学术文献库

We theoretically study the non-Markovian dynamics of qubit systems coupled to nonequilibrium environments with nonstationary and non-Markovian statistical properties. The reduced density matrix of the single qubit system satisfies a closed third-order differential equation with all the higher-order environmental correlations taken into account and the reduced density matrix of the two qubit system can be expressed as the Kraus representation in terms of the tensor products of the single qubit Kraus operators. We derive the relation between the entanglement and nonlocality of the two qubit system which are both closely associated with the decoherence function. We identify the threshold values of the decoherence function to ensure the existences of the concurrence and nonlocal quantum correlations for a given evolution time when the two qubit system is initially prepared in the composite Bell states and the extended Werner states, respectively.
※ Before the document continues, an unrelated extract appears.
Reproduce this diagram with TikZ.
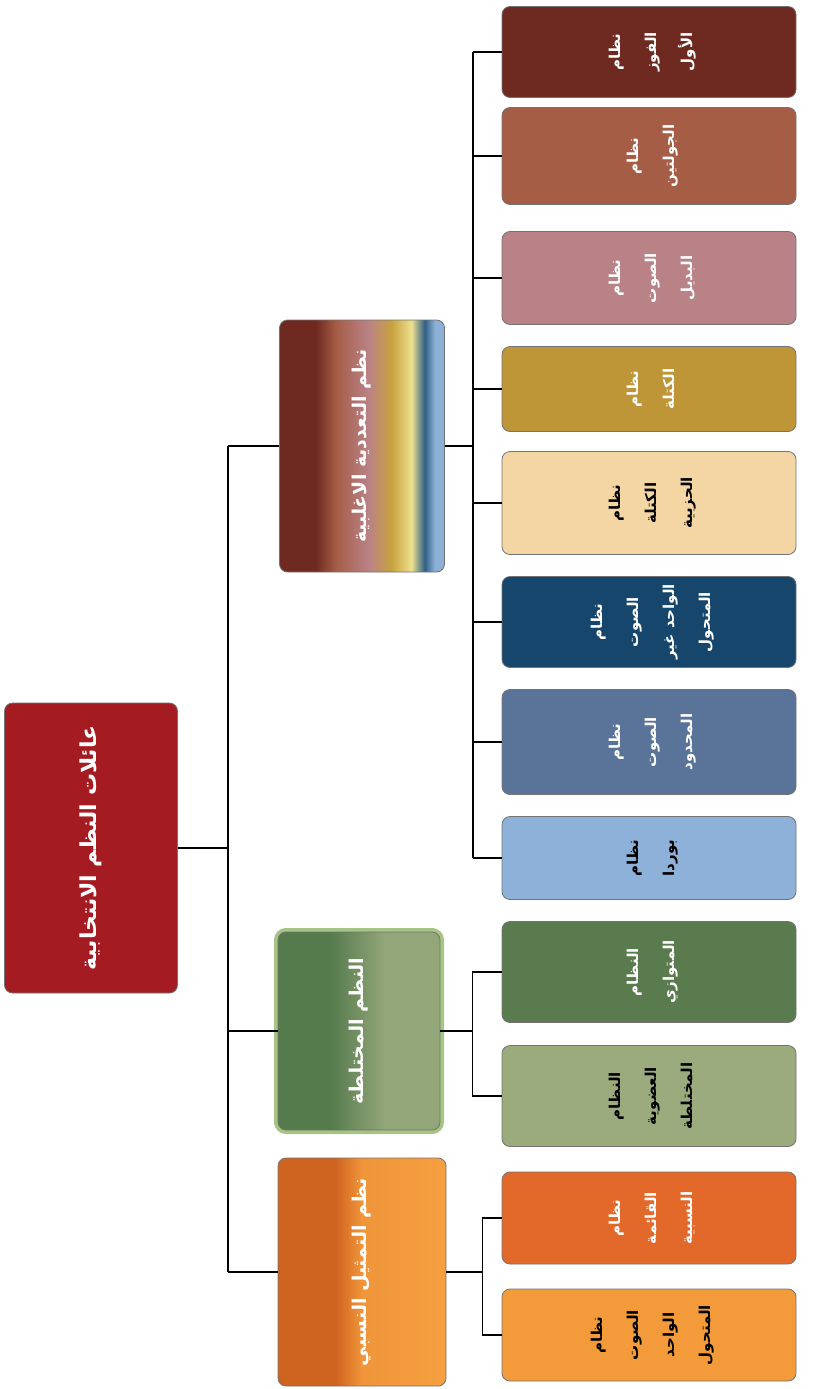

It is shown that the environmental nonstationary feature can suppress the decoherence and disentanglement dynamics and can reduce the coherence and entanglement revivals in non-Markovian dynamics regime. In addition, it is shown that the environmental non-Markovian feature can enhance the coherence revivals in the single decoherence dynamics and the entanglement revivals in the two qubit disentanglement dynamics, respectively. Furthermore, the environmental nonstationary and non-Markovian features can enhance the nonlocality of the two qubit system.